[tied] Evening/Night (was Re: The "Mother" Problem)

From: elmeras2000
Message: 36309
Date: 2005-02-14

--- In cybalist@yahoogroups.com, Piotr Gasiorowski <gpiotr@...>
wrote:

> An inflected phrase is something of an oxymoron. To be sure,
affixations
> can be derived from a phrase in English, e.g. <South American> <--
> [[South America] -an], or <do-gooder> <-- [[do good] -er] provided
that
> the phrase itself is a sufficiently fixed one (a stable
collocation, and
> arguably a lexical item). The "Saxon genitive" <'s>, by contrast,
can
> follow just any kind of noun phrase, not only a set one, as in
<the
> Queen of England's> but also an arbitrary one, like <my poor
deceased
> uncle Jerome's>. In my opinion, it's preferable to regard <'s> as
an
> enclitic postposition, and the Modern English genitive as an
analytic
> construction. The whole question is mainly a terminological one,
but I'm
> opposed to using the term "inflection" too loosely, since if we do
so,
> some important typological distinctions become blurred.


But what do we do if a linguistic community does not care about this
and blurs things anyway? Do we then say they didn't do that?
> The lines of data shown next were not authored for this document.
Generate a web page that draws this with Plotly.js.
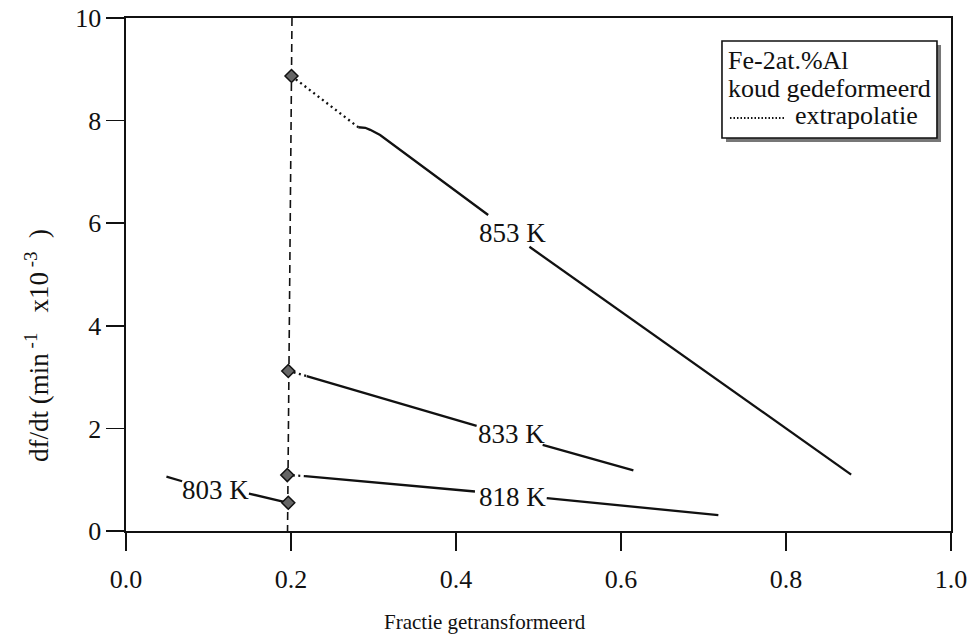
<!DOCTYPE html>
<html>
<head>
<meta charset="utf-8">
<script src="https://cdn.plot.ly/plotly-3.0.1.min.js"></script>
<style>html,body{margin:0;padding:0;background:#fff;}#chart{width:973px;height:639px;}</style>
</head>
<body>
<div id="chart"></div>
<script>
// Measured curves (fraction transformed vs df/dt in min^-1 x10^-3)
const x853 = [0.2816, 0.290, 0.296, 0.308, 0.439, null, 0.489, 0.879];
const y853 = [7.87, 7.86, 7.82, 7.72, 6.16, null, 5.54, 1.10];
const x833 = [0.219, 0.425, null, 0.505, 0.615];
const y833 = [3.02, 2.05, null, 1.68, 1.18];
const x818 = [0.217, 0.423, null, 0.510, 0.718];
const y818 = [1.07, 0.77, null, 0.64, 0.31];
const x803 = [0.049, 0.068, null, 0.149, 0.1967];
const y803 = [1.06, 0.97, null, 0.73, 0.55];

// Extrapolations (dotted)
const xExt853 = [0.2006, 0.2816];
const yExt853 = [8.87, 7.87];
const xExt833 = [0.1967, 0.219];
const yExt833 = [3.12, 3.02];
const xExt818 = [0.1955, 0.217];
const yExt818 = [1.09, 1.07];

// Extrapolated points at f = 0.2
const xPts = [0.2006, 0.1967, 0.1955, 0.1967];
const yPts = [8.87, 3.12, 1.09, 0.55];

// Vertical reference line at f = 0.2
const xRef = [0.2012, 0.1958];
const yRef = [10, 0];

// Curve labels
const labels = ["853 K", "833 K", "818 K", "803 K"];
const labelX = [0.469, 0.467, 0.468, 0.109];
const labelY = [5.80, 1.89, 0.67, 0.80];

// Legend texts
const legendLines = ["Fe-2at.%Al", "koud gedeformeerd"];
const legendItem = "extrapolatie";

const xTicks = [0, 0.2, 0.4, 0.6, 0.8, 1.0];
const yTicks = [0, 2, 4, 6, 8, 10];

const FONT = '"Liberation Serif", "Times New Roman", Times, "DejaVu Serif", serif';
const solid = {color: '#111', width: 2.3};
const dotted = {color: '#111', width: 2.3, dash: '2px,3.5px'};
function solidTrace(x, y) {
  return {x, y, mode: 'lines', line: solid, showlegend: false, connectgaps: false, hoverinfo: 'skip'};
}
function dotTrace(x, y) {
  return {x, y, mode: 'lines', line: dotted, showlegend: false, name: 'extrapolatie', hoverinfo: 'skip'};
}

const traces = [
  {x: xRef, y: yRef, mode: 'lines', line: {color: '#111', width: 1.6, dash: '8px,5px'}, showlegend: false},
  solidTrace(x853, y853), solidTrace(x833, y833), solidTrace(x818, y818), solidTrace(x803, y803),
  dotTrace(xExt853, yExt853), dotTrace(xExt833, yExt833), dotTrace(xExt818, yExt818),
  {x: xPts, y: yPts, mode: 'markers', showlegend: false,
   marker: {symbol: 'diamond', size: 10, color: '#666', line: {color: '#111', width: 1.5}}}
];

const annotations = labels.map((t, i) => ({
  x: labelX[i], y: labelY[i], xref: 'x', yref: 'y', text: t, showarrow: false,
  font: {family: FONT, size: 27, color: '#111'}
}));
annotations.push({
  xref: 'paper', yref: 'paper', x: 0.435, y: -0.177, xanchor: 'center', yanchor: 'middle',
  text: 'Fractie getransformeerd', showarrow: false, font: {family: FONT, size: 21, color: '#111'}
});
annotations.push({
  xref: 'paper', yref: 'paper', x: -0.108, y: 0.3626, xanchor: 'center', yanchor: 'middle',
  textangle: -90, text: 'df/dt (min<sup> -1</sup>   x10<sup> -3</sup>  )', showarrow: false,
  font: {family: FONT, size: 27, color: '#111'}
});
// legend box texts
const legFont = {family: FONT, size: 26, color: '#111'};
annotations.push({xref: 'paper', yref: 'paper', x: 0.7273, y: 0.9181, xanchor: 'left', yanchor: 'middle',
  text: legendLines[0], showarrow: false, font: legFont});
annotations.push({xref: 'paper', yref: 'paper', x: 0.7273, y: 0.8635, xanchor: 'left', yanchor: 'middle',
  text: legendLines[1], showarrow: false, font: legFont});
annotations.push({xref: 'paper', yref: 'paper', x: 0.8085, y: 0.8090, xanchor: 'left', yanchor: 'middle',
  text: legendItem, showarrow: false, font: legFont});

const layout = {
  width: 973, height: 639,
  margin: {l: 126, r: 22, t: 18, b: 108},
  paper_bgcolor: '#fff', plot_bgcolor: '#fff',
  font: {family: FONT, color: '#111'},
  showlegend: false,
  xaxis: {
    range: [0, 1], tickvals: xTicks, tickformat: '.1f',
    ticks: 'outside', ticklen: 18, tickwidth: 1.6, tickcolor: '#111',
    showline: true, linecolor: '#111', linewidth: 1.6, mirror: true,
    showgrid: false, zeroline: false, ticklabelstandoff: 6,
    tickfont: {family: FONT, size: 26, color: '#111'}
  },
  yaxis: {
    range: [0, 10], tickvals: yTicks,
    ticks: 'outside', ticklen: 18, tickwidth: 1.6, tickcolor: '#111',
    showline: true, linecolor: '#111', linewidth: 1.6, mirror: true,
    showgrid: false, zeroline: false,
    tickfont: {family: FONT, size: 26, color: '#111'}
  },
  shapes: [
    {type: 'rect', xref: 'paper', yref: 'paper', layer: 'above',
     x0: 0.7273, x1: 0.9879, y0: 0.7583, y1: 0.9474,
     fillcolor: '#777', line: {width: 0}},
    {type: 'rect', xref: 'paper', yref: 'paper', layer: 'above',
     x0: 0.7224, x1: 0.9830, y0: 0.7661, y1: 0.9552,
     fillcolor: '#fff', line: {color: '#111', width: 1.6}},
    {type: 'line', xref: 'paper', yref: 'paper', layer: 'above',
     x0: 0.7321, x1: 0.7988, y0: 0.8051, y1: 0.8051,
     line: {color: '#111', width: 2, dash: '1.5px,2px'}}
  ],
  annotations: annotations
};

Plotly.newPlot('chart', traces, layout, {staticPlot: true});
</script>
</body>
</html>
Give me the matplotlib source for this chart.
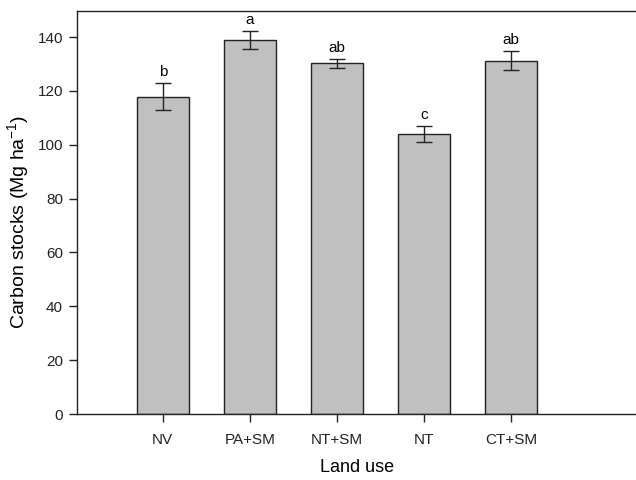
import numpy as np
import matplotlib.pyplot as plt

plt.rcParams['font.family'] = ['Liberation Sans', 'DejaVu Sans']
plt.rcParams['mathtext.default'] = 'regular'

# dados
usos = ['NV', 'PA+SM', 'NT+SM', 'NT', 'CT+SM']
estoques = [117.9, 138.9, 130.2, 104.0, 131.3]
erros = [5.1, 3.3, 1.7, 3.1, 3.6]
letras = ['b', 'a', 'ab', 'c', 'ab']

fig = plt.figure(figsize=(6.36, 4.8), dpi=100)
ax = fig.add_axes([77 / 636, 66 / 480, 1 - 77 / 636 + 0.002, 403 / 480])

x = np.arange(len(usos))
ax.bar(x, estoques, width=0.6, color='#c0c0c0', edgecolor='#222222', linewidth=1.0)
ax.errorbar(x, estoques, yerr=erros, fmt='none', ecolor='#222222',
            elinewidth=1.0, capsize=6, capthick=1.0)

for xi, v, e, l in zip(x, estoques, erros, letras):
    ax.text(xi, v + e + 1.5, l, ha='center', va='bottom', fontsize=11)

ax.set_xlim(-0.985, 4 + 1.45)
ax.set_ylim(0, 149.7)
ax.set_yticks(np.arange(0, 141, 20))
ax.set_xticks(x)
ax.set_xticklabels(usos)
ax.tick_params(direction='out', length=6, width=1, labelsize=11, colors='#222222', pad=4)
ax.tick_params(axis='x', pad=8)
for s in ax.spines.values():
    s.set_linewidth(1.0)
    s.set_color('#222222')

ax.set_xlabel('Land use', fontsize=13, labelpad=8)
ax.set_ylabel('Carbon stocks (Mg ha$^{\\mathregular{-1}}$)', fontsize=14)
ax.yaxis.set_label_coords(-0.082, 0.476)

fig.savefig('out.png', dpi=100)
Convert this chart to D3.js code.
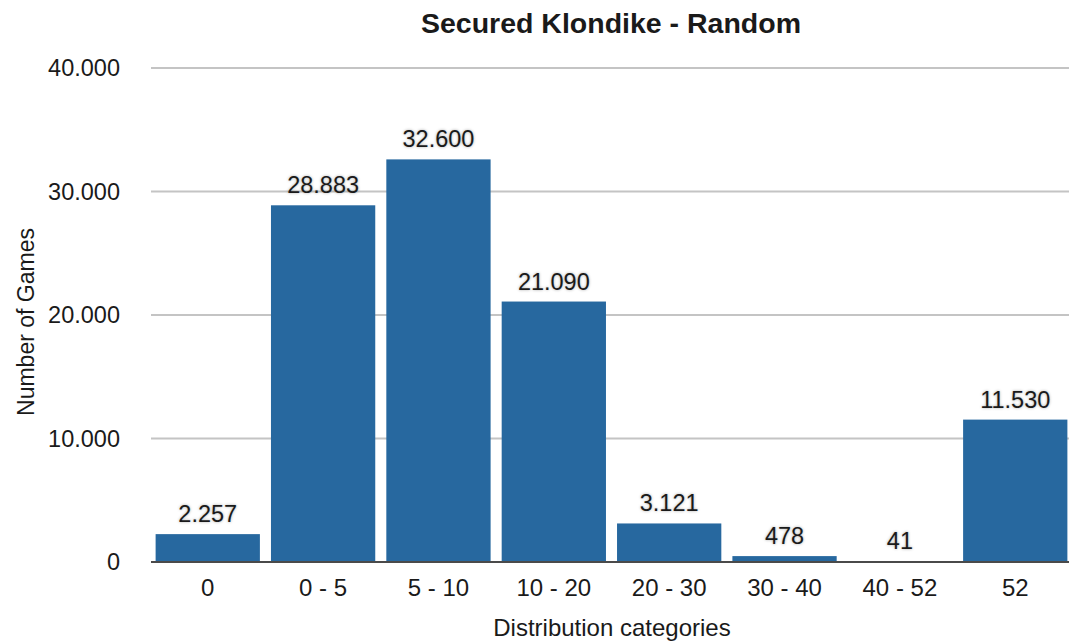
<!DOCTYPE html>
<html>
<head>
<meta charset="utf-8">
<script src="https://cdn.jsdelivr.net/npm/d3@7"></script>
<style>
  body { margin: 0; background: #fff; }
  svg text { font-family: "Liberation Sans", Arial, sans-serif; fill: #1a1a1a; }
  .vlabel { text-shadow: 0 0 3px rgba(0,0,0,0.35); }
</style>
</head>
<body>
<svg id="chart" width="1069" height="643"></svg>
<script>
var categories = ["0", "0 - 5", "5 - 10", "10 - 20", "20 - 30", "30 - 40", "40 - 52", "52"];
var games = [2257, 28883, 32600, 21090, 3121, 478, 41, 11530];
var yTicks = [0, 10000, 20000, 30000, 40000];

var svg = d3.select("#chart");
var plotLeft = 151, plotRight = 1072, plotTop = 68, plotBottom = 562;

var loc = d3.formatLocale({decimal: ",", thousands: ".", grouping: [3], currency: ["", ""]});
var fmt = loc.format(",d");

var x = d3.scaleBand()
    .domain(categories)
    .range([plotLeft, plotRight])
    .paddingInner(0.096)
    .paddingOuter(0.04);

var y = d3.scaleLinear()
    .domain([0, 40000])
    .range([plotBottom, plotTop]);

// gridlines
svg.append("g")
  .selectAll("line")
  .data(yTicks.filter(function(d) { return d > 0; }))
  .enter().append("line")
    .attr("x1", plotLeft).attr("x2", 1069)
    .attr("y1", function(d) { return y(d); })
    .attr("y2", function(d) { return y(d); })
    .attr("stroke", "#c4c4c4")
    .attr("stroke-width", 2);

// bars
svg.append("g")
  .selectAll("rect")
  .data(games)
  .enter().append("rect")
    .attr("x", function(d, i) { return x(categories[i]); })
    .attr("width", x.bandwidth())
    .attr("y", function(d) { return y(d); })
    .attr("height", function(d) { return plotBottom - y(d); })
    .attr("fill", "#27689f");

// baseline
svg.append("line")
  .attr("x1", plotLeft).attr("x2", 1069)
  .attr("y1", plotBottom).attr("y2", plotBottom)
  .attr("stroke", "#4a4a4a")
  .attr("stroke-width", 2);

// value labels
svg.append("g")
  .selectAll("text")
  .data(games)
  .enter().append("text")
    .attr("class", "vlabel")
    .attr("x", function(d, i) { return x(categories[i]) + x.bandwidth() / 2; })
    .attr("y", function(d) { return y(d) - 12; })
    .attr("text-anchor", "middle")
    .style("font-size", "23.5px")
    .text(function(d) { return fmt(d); });

// y tick labels
svg.append("g")
  .selectAll("text")
  .data(yTicks)
  .enter().append("text")
    .attr("x", 120)
    .attr("y", function(d) { return y(d); })
    .attr("dy", "0.36em")
    .attr("text-anchor", "end")
    .style("font-size", "23.5px")
    .text(function(d) { return fmt(d); });

// x tick labels
svg.append("g")
  .selectAll("text")
  .data(categories)
  .enter().append("text")
    .attr("x", function(d) { return x(d) + x.bandwidth() / 2; })
    .attr("y", 596)
    .attr("text-anchor", "middle")
    .style("font-size", "24px")
    .text(function(d) { return d; });

// titles
svg.append("text")
  .attr("x", 611).attr("y", 33)
  .attr("text-anchor", "middle")
  .style("font-size", "28.5px")
  .style("font-weight", "bold")
  .text("Secured Klondike - Random");

svg.append("text")
  .attr("x", 612).attr("y", 636)
  .attr("text-anchor", "middle")
  .style("font-size", "24px")
  .text("Distribution categories");

svg.append("text")
  .attr("transform", "translate(34,322) rotate(-90)")
  .attr("text-anchor", "middle")
  .style("font-size", "23px")
  .text("Number of Games");
</script>
</body>
</html>
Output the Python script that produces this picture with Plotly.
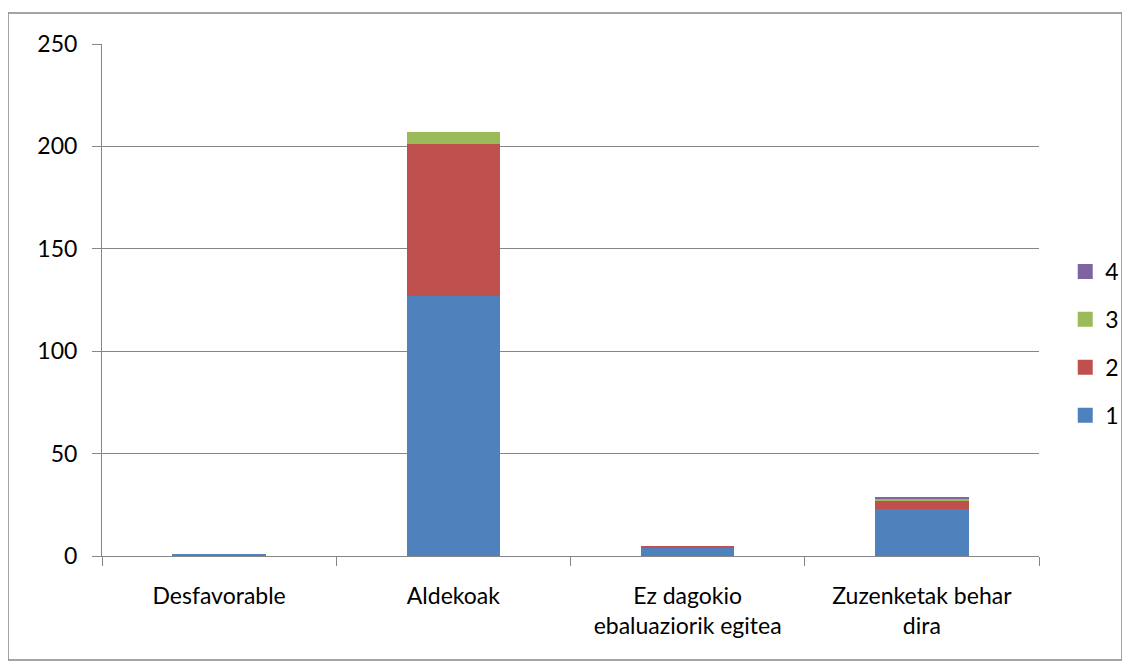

In my language, which is Danish, this happens quite regularly: Take
a noun phrase like <ham du ved vi så i går> "the one you know we saw
yesterday"; now suppose that person forgot an umbrella here and
someone asks whose umbrella it is, then the only unforced reply will
be <ham du ved vi så i gårs> "the one you know we saw yesterday's",
with an -s hanging on the adverb.

How is this analyzed? If the umbrella belonged to an already-known
person by the name of <Peter>, the response would be <Peters>, and
everybody would say <Peters> is the genitive of <Peter>. Now, the
functional relationship between <Peter> and <Peters> is exactly the
same as the one obtaining between <ham du ved vi så i går> and <ham
du ved vi så i gårs> - and the formal relationship is also the same.
That looks like valid reason to treat them in a parallel manner.